The Metal Machine Trio, Royal Festival Hall | reviews, news & interviews
The Metal Machine Trio, Royal Festival Hall
The Metal Machine Trio, Royal Festival Hall
Feedback music more listenable than its reputation suggests
A great wall of noise greets the audience as it settles in to the Royal Festival Hall - the sound of some heavy outer planet’s radio frequency, a subtly oscillating drone that recalls NASA’s recordings of radio emissions from Saturn made by the Cassini spacecraft.
His Metal Machine Trio – Reed on guitars and amps, Ulrich Krieger on saxophone, Sarth Calhoun on laptops – promise a “night of deep noise” which draws its inspiration from Reed’s 1975 double album that, notoriously, became the most returned album in rock history. Not that it had anything much to do with rock. Given that it appeared at a time when Chrysalis released Stockhausen’s Aus Den Sieben Tagen – his epic set of “intuitive music” – it’s almost surprising that Metal Machine Music created such a furore. As many critics have testified on receipt of the new, remastered release of the original album on Reed’s own Sister Ray label, it’s a lot more listenable – given a certain frame of mind – than its reputation suggests.

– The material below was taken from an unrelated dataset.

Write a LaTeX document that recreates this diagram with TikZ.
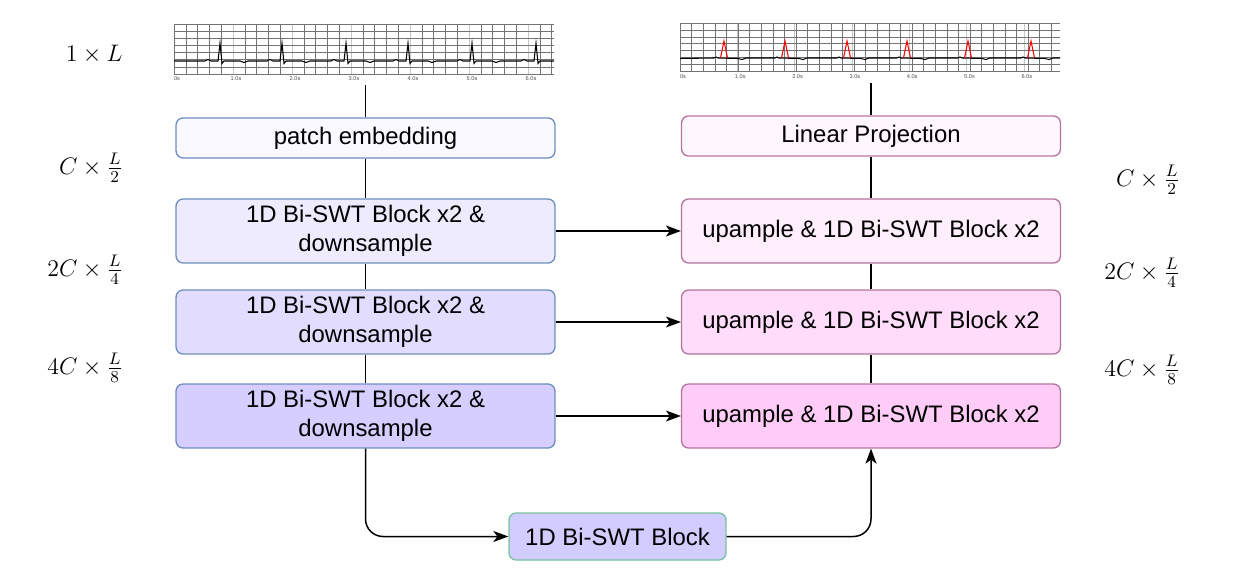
\documentclass[tikz,border=0pt]{standalone}
\usepackage{fix-cm}
\usepackage{amsmath}
\usepackage[no-math]{fontspec}
\setmainfont{Liberation Sans}
\usepackage{tikz}
\usetikzlibrary{shapes,arrows.meta}

\definecolor{encline}{HTML}{6C8EBF}
\definecolor{decline}{HTML}{B5739D}
\definecolor{botline}{HTML}{74C2A0}
\definecolor{enczero}{HTML}{FAF9FF}
\definecolor{encone}{HTML}{EEEBFF}
\definecolor{enctwo}{HTML}{E2DCFF}
\definecolor{encthree}{HTML}{D5CEFF}
\definecolor{botfill}{HTML}{D2CCFF}
\definecolor{deczero}{HTML}{FFF7FD}
\definecolor{decone}{HTML}{FFEEFC}
\definecolor{dectwo}{HTML}{FFDDFA}
\definecolor{decthree}{HTML}{FFCCF8}

\begin{document}
\begin{tikzpicture}[%
  x=0.02cm, y=-0.02cm,
  font=\fontsize{13.6}{16.5}\selectfont,
  box/.style={draw, rounded corners=4pt, line width=0.75pt, align=center,
    inner sep=0pt, minimum width=7.58cm},
  enc/.style={box, draw=encline},
  dec/.style={box, draw=decline},
  short/.style={minimum height=0.8cm},
  tall/.style={minimum height=1.28cm},
  flow/.style={line width=0.85pt, rounded corners=0.35cm},
  tip/.style={-{Stealth[length=0.3cm, width=0.22cm, inset=0.08cm]}},
  grid/.style={black!55, line width=0.3pt},
  sec/.style={black!22, line width=0.35pt},
  tick/.style={font=\fontsize{3.2}{3.5}\selectfont, text=black!70, inner sep=0pt, anchor=north},
  dimlab/.style={anchor=east, inner sep=0pt}]
  \useasboundingbox (0,0) rectangle (1260,584);

  \node[minimum width=7.6cm, minimum height=1.22cm, inner sep=0pt] (ecgin) at (365.5,54.5) {};
  \foreach \i in {0,...,32}
    \draw[grid] (174+11.8*\i,24) -- (174+11.8*\i,74);
  \foreach \i in {1,...,6}
    \draw[sec] (174+59*\i,24) -- (174+59*\i,74);
  \foreach \j in {0,...,7}
    \draw[grid] (174,24+7.14*\j) -- (554,24+7.14*\j);
  \begin{scope}
    \clip (174,20) rectangle (554,76);
    \draw[line width=0.6pt] (174,61) foreach \s in {220,282,346,408,472,536}
      { -- (\s-15,61) -- (\s-12,59.5) -- (\s-9,61) -- (\s-2,61) -- (\s,43) -- (\s+2,63.5)
        -- (\s+4,61) -- (\s+20,61) -- (\s+24,62.5) -- (\s+28,61) } -- (580,61);
  \end{scope}
  \foreach \t [count=\k from 0] in {0s,1.0s,2.0s,3.0s,4.0s,5.0s,6.0s}
    \node[tick] at (177+59*\k,76.5) {\t};

  \node[minimum width=7.6cm, minimum height=1.2cm, inner sep=0pt] (ecgout) at (871,53) {};
  \foreach \i in {0,...,32}
    \draw[grid] (680+11.6*\i,23) -- (680+11.6*\i,72);
  \foreach \i in {1,...,6}
    \draw[sec] (680+57.3*\i,23) -- (680+57.3*\i,72);
  \foreach \j in {0,...,7}
    \draw[grid] (680,23+6.9*\j) -- (1060,23+6.9*\j);
  \draw[line width=0.6pt] (680,58.5) foreach \s in {724,785,847,907,968,1031}
    { -- (\s-10,58) -- (\s-8,57) -- (\s-6,58) -- (\s+14,58.5) -- (\s+18,59.5) -- (\s+22,58) } -- (1060,58);
  \foreach \s in {724,785,847,907,968,1031}
    \draw[red, line width=0.6pt] (\s-3.5,58) -- (\s,41) -- (\s+3.5,58);
  \foreach \t [count=\k from 0] in {0s,1.0s,2.0s,3.0s,4.0s,5.0s,6.0s}
    \node[tick] at (683+57.3*\k,74) {\t};

  \node[enc, short, fill=enczero] (patch) at (365.5,138) {patch embedding};
  \node[enc, tall, fill=encone] (downa) at (365.5,231) {1D Bi-SWT Block x2 \&\\downsample};
  \node[enc, tall, fill=enctwo] (downb) at (365.5,322) {1D Bi-SWT Block x2 \&\\downsample};
  \node[enc, tall, fill=encthree] (downc) at (365.5,416) {1D Bi-SWT Block x2 \&\\downsample};

  \node[dec, short, fill=deczero] (proj) at (871,136) {Linear Projection};
  \node[dec, tall, fill=decone] (upa) at (871,231) {upample \& 1D Bi-SWT Block x2};
  \node[dec, tall, fill=dectwo] (upb) at (871,322) {upample \& 1D Bi-SWT Block x2};
  \node[dec, tall, fill=decthree] (upc) at (871,416) {upample \& 1D Bi-SWT Block x2};

  \node[box, draw=botline, fill=botfill, minimum width=4.34cm, minimum height=0.94cm]
    (neck) at (617.5,536.5) {1D Bi-SWT Block};

  \node[dimlab] (dimin) at (123,54) {$1\times L$};
  \node[dimlab] (dima) at (123,168) {$C\times\frac{L}{2}$};
  \node[dimlab] (dimb) at (123,270) {$2C\times\frac{L}{4}$};
  \node[dimlab] (dimc) at (123,368) {$4C\times\frac{L}{8}$};
  \node[dimlab] (dimd) at (1180,180) {$C\times\frac{L}{2}$};
  \node[dimlab] (dime) at (1180,273) {$2C\times\frac{L}{4}$};
  \node[dimlab] (dimf) at (1180,370) {$4C\times\frac{L}{8}$};

  \draw[flow] (ecgin.south) -- (patch);
  \draw[flow] (patch) -- (downa);
  \draw[flow] (downa) -- (downb);
  \draw[flow] (downb) -- (downc);
  \draw[flow] (ecgout.south) -- (proj);
  \draw[flow] (proj) -- (upa);
  \draw[flow] (upa) -- (upb);
  \draw[flow] (upb) -- (upc);
  \draw[flow, tip] (downa) -- (upa);
  \draw[flow, tip] (downb) -- (upb);
  \draw[flow, tip] (downc) -- (upc);
  \draw[flow, tip] (downc) |- (neck);
  \draw[flow, tip] (neck) -| (upc);
\end{tikzpicture}
\end{document}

When they finally appear, the trio face the audience before taking up position – Calhoun at his laptops, Krieger before a mighty gong that he beats into a ouija, table-tapping pulse reminiscient of Popul Vuh’s In Den Garten Pharaos, while Reed makes his way to the stack of amps at the back of the stage as a hirsute assistant scurries behind him armed with gaffer tape. Reed sets about various unseen operations, flicks his fingers over the strings of one of the guitars leant up against the amps, then slowly heads centre stage, choosing a guitar and leaning into it to make it cry. The sound is physically overwhelming.

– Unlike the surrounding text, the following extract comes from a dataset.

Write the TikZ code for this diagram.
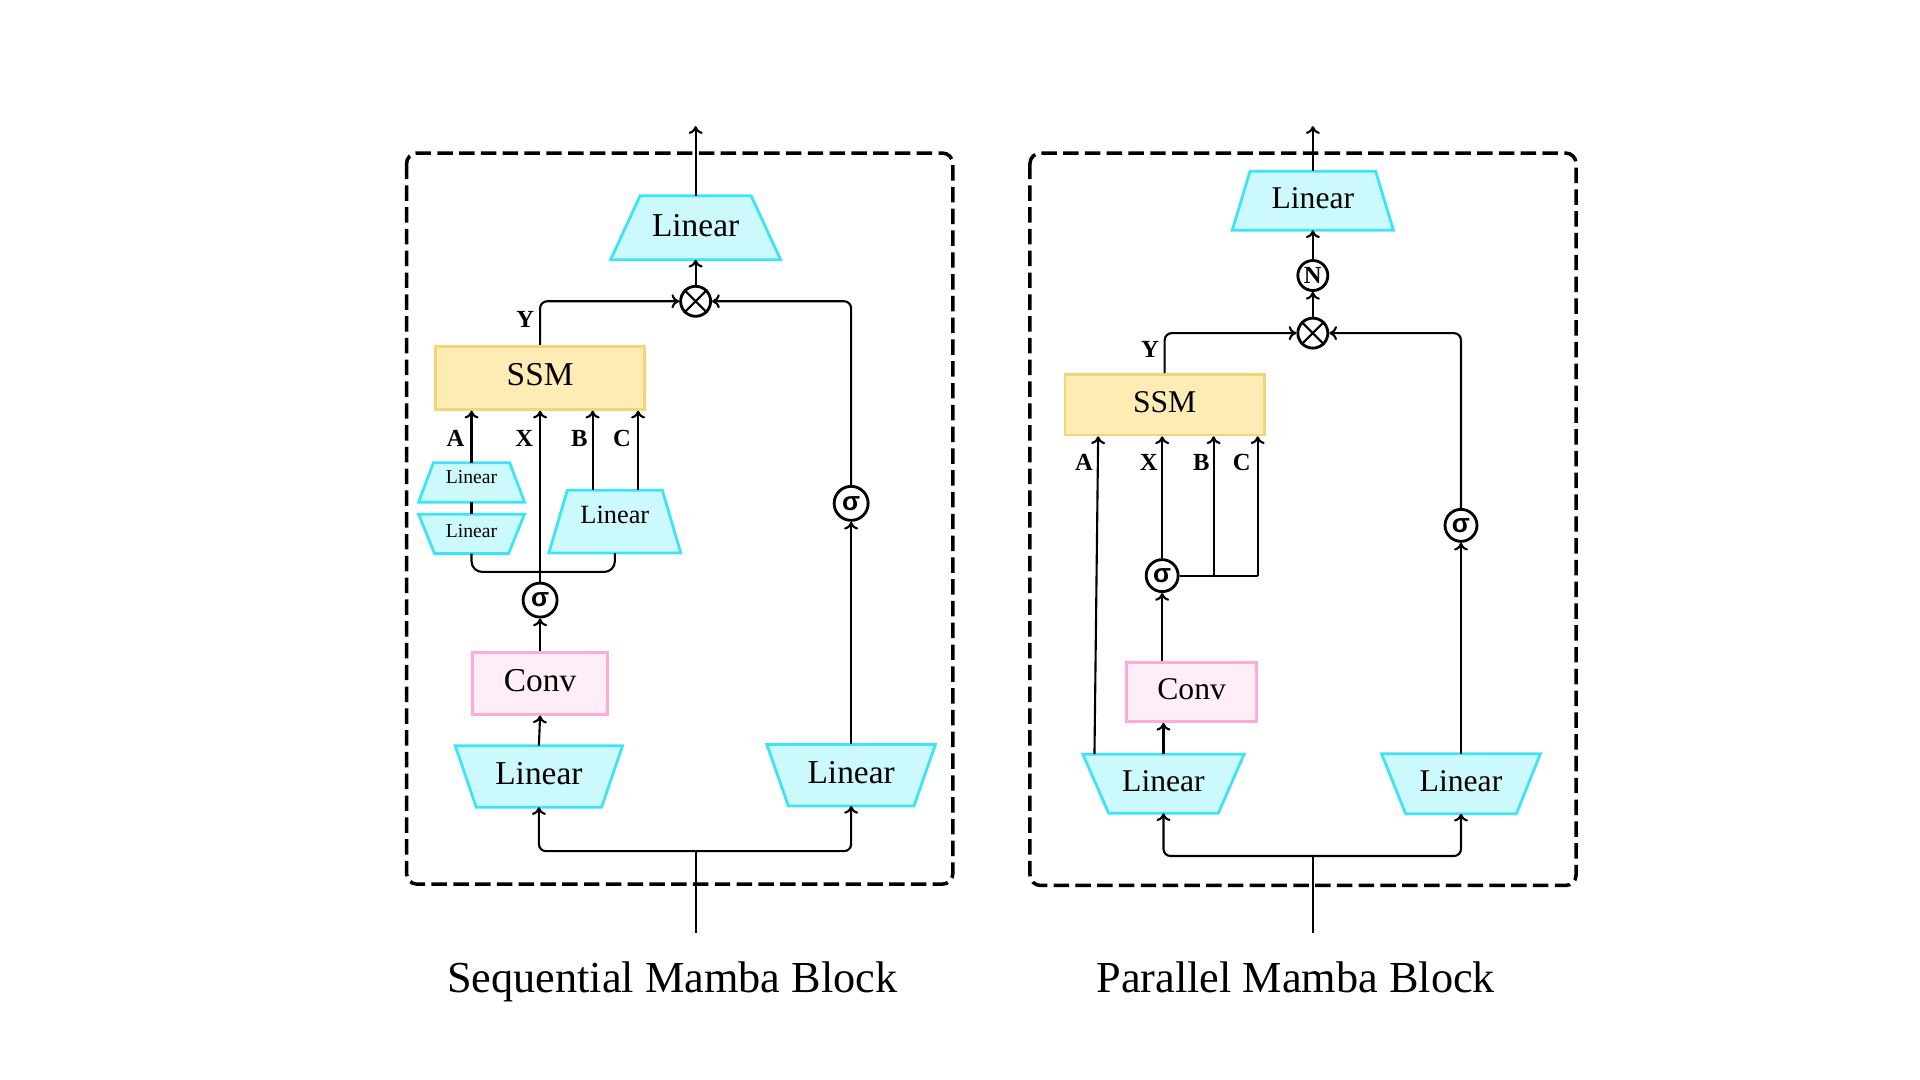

A flock of high, arc-welding high notes travelling at Gulf Stream speeds leads into a beautifully ambient, meditative phase in this evening of deep noise. With a jerk of his thumb, Reed sends his assistant scurrying back to silence the opening drone as his own feedback bleeds into a metallic duet with Krieger’s demented, fractal sax lines. Another hand signal sees Krieger exchange his sax for the giant timpani, upon which he beats out a ritualistic rhythm as Reed gazes intently into his instrument panel.
Bathed in a cadaverous blue stage light, his movements become jerky and insect-like, he looks like a figure stalking the sets of Dr Caligari, with half the frames of the film removed, raising up music from pure signal. The sound reminds you of William Burroughs’ Soft Machine-era imagery of rotten, farting metal excreta, with Reed massaging great low reverberating tones that hit you like an elbow in the colon.
After around an hour, touchdown approaches; Krieger and Calhoun are directed to the gong and timpani, while Reed’s assistant switches the rear-stage stack of amps back to life to return us to the evening’s opening drone. The man is virtually a fourth member of the group, for his administrations seem crucial to Reed’s execution of sound.
It is Reed himself who brings the deep noise back down to radio silence with a violent lashing of the gong that belies the physical frailty of his appearance. It’s not music in any conventional sense, but it is powerful and beautiful, compelling enough to stay with you long afterwards, bleeding through into the incidental noises of life – trains, traffic, the busy urban harmonics we’re all acclimatised to. And what better soundtrack is there to mark the temporary absence of planes from airspace, or the metallic waste of volcanic eruption colouring the evening sky?
When it is finished, the trio receive a slow-burn of applause followed by a standing ovation – proof positive that in these poptastic times of celebrity tunnel-vision there is still elbow room for the experimental, the wilful, the avant-garde. Reed, looking worn-through but triumphant, saluting his audience, even pausing to sign someone’s proffered Lou Reed Live LP, and extending his hand to a line of fans jostling below him for an absolving touch, as if to say, in acknowledgement: “You’ve been through it; I’ve been through it, too.”